I was, I think, about nine or ten – which would put this happening in the mid-60s – when the old B. mansion was closed up and sold. Young Mr. B and his family – maybe to include Old Mr. B – went to live in a grand estate on the outskirts of Santa Barbara. I remember our family going to visit them, and I think I recall me being given a bouquet of flowers to present to a very, very elderly man, but to ten-year-old eyes, everyone fit to receive Social Security appears enormously aged …
Anyway, there was a day when Grandpa Jim took Mom and I, with my brother J.P. and sister Pippy to the old B. mansion, because there was a bunch of excess stuff in one of the outbuildings, and Grandpa had permission to let us have the pick of it. My mother chose a cast-iron lawn-chair, and regretted for decades that she hadn’t also taken the love-seat that went with it. Both were layered with decades of paint, and as heavy as original sin; it was just that the love-seat was so much heavier than the chair. I don’t remember what J.P. and Pippy came away with – if anything at all – but I came away with a shoebox almost full of old postcards.
They were unused, un-postmarked, un-written upon, and there were heaps of duplicates among them – pictures of hotels, of steamship liners, of views of half a hundred of places as far removed as Japan, and Naples.
There was a collection of views of New Orleans, and of Washington DC, with the streets full of antique-looking cars, and the skies tinted peculiar shades of pink and pale blue. There were postcards that were actually paintings of spectacular scenery in the Far American West, of tree-ferns in Hawaii, and stands of azalea-bushes in Florida, colored in not-quite-natural hues. Taken all together, they offered an entrancing view into another world, another time. They exuded – and still do – a faint and evocative smell of old paper. Some of them were even places that I had seen myself, and a few were of local landmarks; sequoia trees in Northern California, like the Devil’s Gate Dam, a nearly-empty reservoir in La Crescenta, and the old Arroyo Seco Hotel, within eyesight practically, of the B’s mansion.
The elder B’s and their older children traveled widely, so Grandpa Jim and Mom explained to me, when I showed them the postcards. Mom ventured a guess that perhaps the cards were brought back for Markie, the invalid little boy who was never strong enough to venture much of anywhere. So, his parents, his older brothers and sister, wherever they traveled, by train or steamship, they picked up handfuls of postcards, and brought them home for Markie – although the oldest of them would have predated his birth by a good few years.

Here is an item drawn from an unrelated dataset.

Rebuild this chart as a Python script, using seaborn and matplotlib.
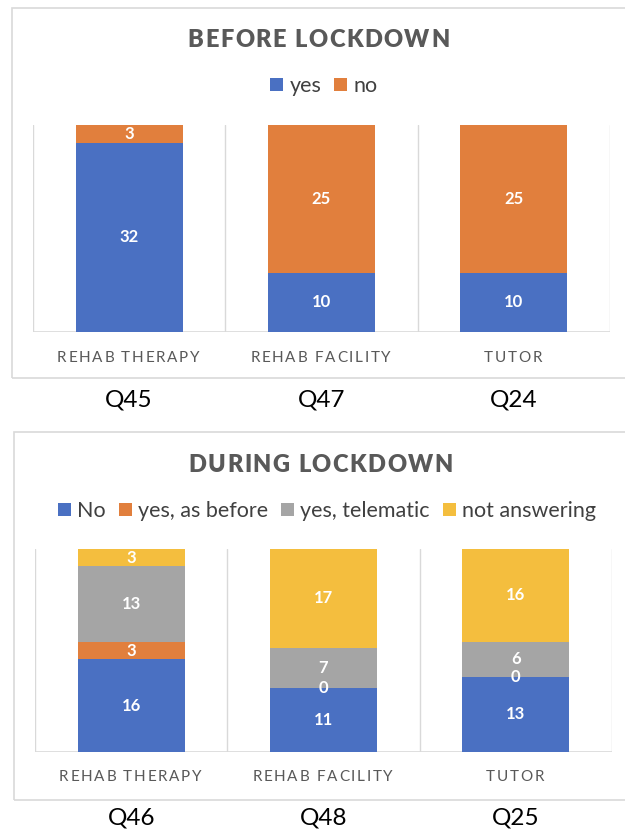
import matplotlib
matplotlib.use("Agg")
import matplotlib.pyplot as plt
from matplotlib.patches import Rectangle, Patch
from matplotlib.transforms import IdentityTransform
import seaborn as sns
import pandas as pd

# ---------------- data ----------------
categories = ["REHAB THERAPY", "REHAB FACILITY", "TUTOR"]
before_questions = ["Q45", "Q47", "Q24"]
before_series = ["yes", "no"]
before_yes = [32, 10, 10]
before_no = [3, 25, 25]

during_questions = ["Q46", "Q48", "Q25"]
during_series = ["No", "yes, as before", "yes, telematic", "not answering"]
during_no = [16, 11, 13]
during_as_before = [3, 0, 0]
during_telematic = [13, 7, 6]
during_not_answering = [3, 17, 16]

BLUE, ORANGE, GREY, YELLOW = "#4A70C2", "#E17F3D", "#A5A5A5", "#F4BE3E"

sns.set_theme(style="white")
FONT = ["Lato", "DejaVu Sans"]
plt.rcParams["font.family"] = FONT

W, H = 625, 832
fig = plt.figure(figsize=(W / 100, H / 100), dpi=100)
renderer = fig.canvas.get_renderer()


def text_width(s, **kw):
    t = fig.text(0, 0, s, **kw)
    w = t.get_window_extent(renderer).width
    t.remove()
    return w


def tracked(xc, ytop_px, s, tracking, **kw):
    """Draw letter-spaced text centred at xc (pixels from left), y in pixels from top."""
    xw = text_width("X", **kw)
    offs = [text_width(s[:i] + "X", **kw) - xw for i in range(len(s))]
    total = text_width(s, **kw) + tracking * (len(s) - 1)
    x0 = xc - total / 2
    for i, ch in enumerate(s):
        if ch == " ":
            continue
        fig.text(x0 + offs[i] + tracking * i, H - ytop_px, ch, transform=IdentityTransform(),
                 ha="left", va="center", **kw)


def box(x0, y0, x1, y1):
    fig.patches.append(Rectangle((x0 / W, 1 - y1 / H), (x1 - x0) / W, (y1 - y0) / H,
                                 transform=fig.transFigure, fill=False,
                                 edgecolor="#D9D9D9", linewidth=1.2, zorder=0))


def stacked(ax, series_vals, colors):
    tops = []
    run = [0] * len(categories)
    for vals in series_vals:
        run = [r + v for r, v in zip(run, vals)]
        tops.append(list(run))
    for k in range(len(series_vals) - 1, -1, -1):
        df = pd.DataFrame({"cat": categories, "top": tops[k]})
        sns.barplot(data=df, x="cat", y="top", color=colors[k], width=0.555,
                    saturation=1, linewidth=0, ax=ax, zorder=2)
    base = [0] * len(categories)
    for vals in series_vals:
        for i, v in enumerate(vals):
            ax.text(i, base[i] + v / 2, str(v), ha="center", va="center",
                    color="white", fontsize=12, fontweight="bold", zorder=5)
            base[i] += v
    ax.set_xlim(-0.5, 2.5)
    ax.set_ylim(0, 35)
    for xv in [-0.5, 0.5, 1.5, 2.5]:
        ax.axvline(xv, color="#D9D9D9", linewidth=1, zorder=1)
    ax.axhline(0, color="#D9D9D9", linewidth=1.2, zorder=1)
    ax.set_axis_off()


def panel(left, right, ytop, ybot, title, title_y, legend_labels, legend_colors,
          legend_y, legend_cx, series_vals, colors, cat_y, qs, q_y, boxcoords):
    box(*boxcoords)
    ax = fig.add_axes([left / W, 1 - ybot / H, (right - left) / W, (ybot - ytop) / H])
    stacked(ax, series_vals, colors)
    cx = (left + right) / 2
    tracked(cx - 3, title_y, title, 1.5, fontsize=17, fontweight="heavy", color="#595959")
    handles = [Patch(facecolor=c, edgecolor="none") for c in legend_colors]
    fig.legend(handles, legend_labels, loc="center", bbox_to_anchor=(legend_cx / W, 1 - legend_y / H),
               ncol=len(legend_labels), frameon=False, fontsize=15.5,
               handlelength=0.6, handleheight=0.6, handletextpad=0.3,
               columnspacing=0.6, labelcolor="#404040", borderpad=0, borderaxespad=0)
    step = (right - left) / 3
    for i, (c, q) in enumerate(zip(categories, qs)):
        x = left + step * (i + 0.5)
        tracked(x - 1, cat_y, c, 1.7, fontsize=11, color="#595959")
        fig.text(x / W, 1 - q_y / H, q, ha="center", va="center", fontsize=17.5, color="black")


panel(33, 610, 125, 332, "BEFORE LOCKDOWN", 40, before_series, [BLUE, ORANGE], 86, 324,
      [before_yes, before_no], [BLUE, ORANGE], 358, before_questions, 400,
      (12, 8, 640, 378))

panel(35, 612, 549, 752, "DURING LOCKDOWN", 465, during_series, [BLUE, ORANGE, GREY, YELLOW], 511, 327,
      [during_no, during_as_before, during_telematic, during_not_answering],
      [BLUE, ORANGE, GREY, YELLOW], 777, during_questions, 818,
      (14, 432, 640, 800))

fig.savefig("out.png", dpi=100)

Perhaps the senior B’s had made a habit of this all throughout their marriage, and travels. Over all those decades, the postcards had gravitated from across the world to the neo-Gothic mansion on the edge of the Arroyo Seco, tucked into a purse or train-case, perhaps a suitcase with hotel-stickers on it. Going from there to a desk, to a box in a closet with a bunch of other oddments – until the day they came to me.
I’ve had them ever since; maybe the old box of postcards, with their vivid link to a not-quite-out-of-touch past was what set me off on a love of history and travel. Or maybe I would have come to that anyway.